Any member of the Board of Directors, who receives a recommendation for a change to the rules of competition, shall submit the proposed rules change to the FCSA Competition Rules Chairman.
3. The Board of Directors, after due consideration,
may amend and/or reject all proposed By Laws and Rules of Competition
changes. The Board of Directors shall make a recommendation to the
FCSA membership on approved By Laws and Rules of Competition changes.
The Board of Directors’ recommendation of the proposed changes
to the By Laws and the Rules of Competition shall be published in
an issue of the FCSA Newsletter Very High Power that precedes the
annual membership meeting at which they will be considered. The
President or the chairman of the By Laws Committee or the chairman
of the Competition Rules Committee will present the opinion and
recommendation of the Board of Directors to the FCSA membership
at the annual membership meeting.
4. Amendments or suspensions to the FCSA Match
Rules or FCSA By Laws require a two thirds (2/3) vote of the voting
membership present at the annual membership meeting for passage.
Only current or past FCSA match competitors are allowed to vote
on amendments, changes or suspensions to the FCSA Match Rules of
Shooting Competition.
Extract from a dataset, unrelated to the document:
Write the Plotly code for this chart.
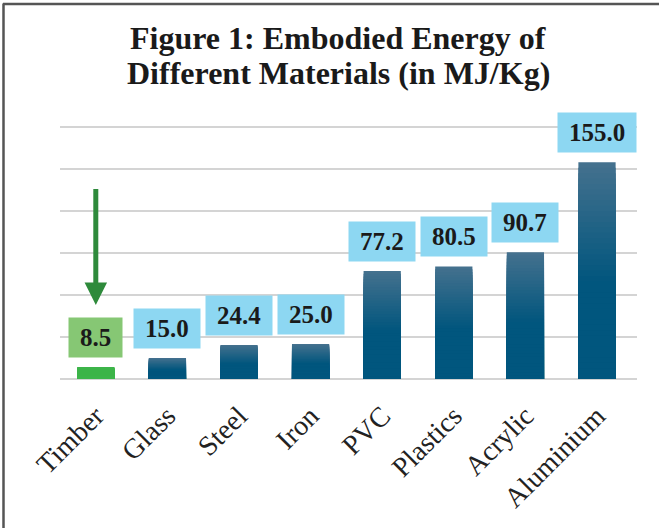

A match competitor is a current member of
FCSA and who has competed in or is currently competing in a sanctioned
FCSA shooting competition.
5. Any proposed change to the FCSA Rules of Shooting
Competition or to the FCSA By Laws must be presented and petitioned
at the annual membership meeting by the member recommending the
proposed change or his designated representative. If the member
or the member's representative is not present to defend his change,
the change will not be considered.
6. Robert's Rules of Order, newly revised, shall
govern in all cases not consistent with these By Laws.
As amended by the membership at the annual membership meeting at
Raton, NM on 7 July 2006.
Please
note: because of the possibility of human error in this publication,
we ask that all mistakes that are found be brought to the attention
of the President or Secretary/Treasurer of FCSA.